Original Vineeth Joel Patel    Oct 30, 2019 5:00 AM PT
US Department of Transportation Issues Grants for 3 States for AV Research

The United States government has taken a cautious approach to autonomous vehicles. For the most part, the federal government has allowed states to control a large amount of whether autonomous vehicles can test on public roads and what type of driverless cars are allowed to be tested. 

So far it's worked, but automakers, tech companies, and states are still looking for a few signs that the government accepts and acknowledges autonomous vehicles. The U.S. Department of Transportation may have started a snowball, announcing which states get its Automated Driving Demonstration Grants.

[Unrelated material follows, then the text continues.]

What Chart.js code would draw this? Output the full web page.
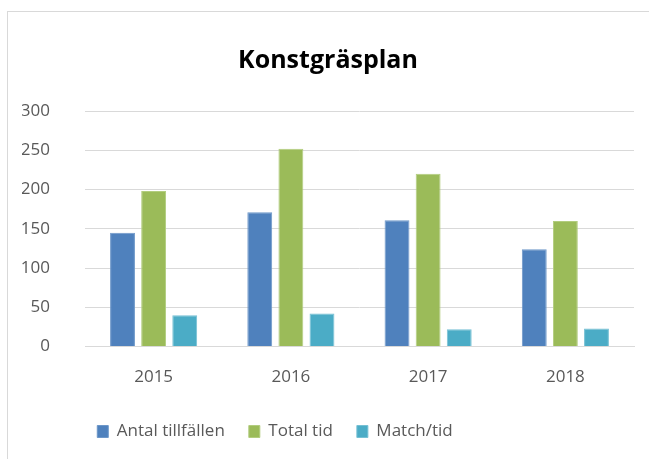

Michigan, Ohio, And Virginia First To Receive Grants
As Automotive News reports, Michigan, Ohio, and Virginia announced that they were the lucky three to benefit from the U.S. DOT's Automated Driving Demonstration Grants. The grants will see the states be given funds to help advance the research and testing of autonomous technology. Michigan and Ohio will receive $7.5 million each, while Virginia is set to get $15 million.
For Michigan, the money will go toward funding partners of the city of Detroit, state of Michigan, the American Center for Mobility, and the University of Michigan. The state will also use the funding to continue the development and testing of autonomous technology at the University of Michigan's Mcity facility, in Detroit, and the American Center for Mobility in Ypsilanti.
For Ohio, the grant will go toward helping the state introduce autonomous transport vehicles on public roads . DriveOhio, the state's transportation arm that's focusing on mobility initiatives, and the Transportation Research Center Inc., one of Ohio's independent automotive testing centers, are in charge of seeing the deployment of the driverless vehicles.

How The Funds Will Be Used
Other Ohio mobility partners will also be included in the project, including Ohio University, Ohio State University, and the University of Cincinnati. The outlet claims that partners are set to contribute up to $10.3 million in matching funds.
The state of Virginia will split its funds between two projects: one will go to developing autonomous concepts for autonomous trucks, while the other is for researching how autonomous vehicles can communicate with their environment. "With new technologies, and particularly with automated driving systems, it's important to get safety right the first time," said U.S. Sen. Mark Warner, D-Va. in a statement.
Ohio, Michigan, and Virginia make sense on paper. Ohio and Michigan are major states for automotive manufacturing and head offices for automakers in the U.S., while Virginia is awfully close to Washington, D.C. Between the three, it will be interesting to see what kind of projects come to light with the funds.
The U.S. DOT still has up to $60 million in grants to provide for the research of autonomous technology More grants will surely be given out in the future – most likely to more states.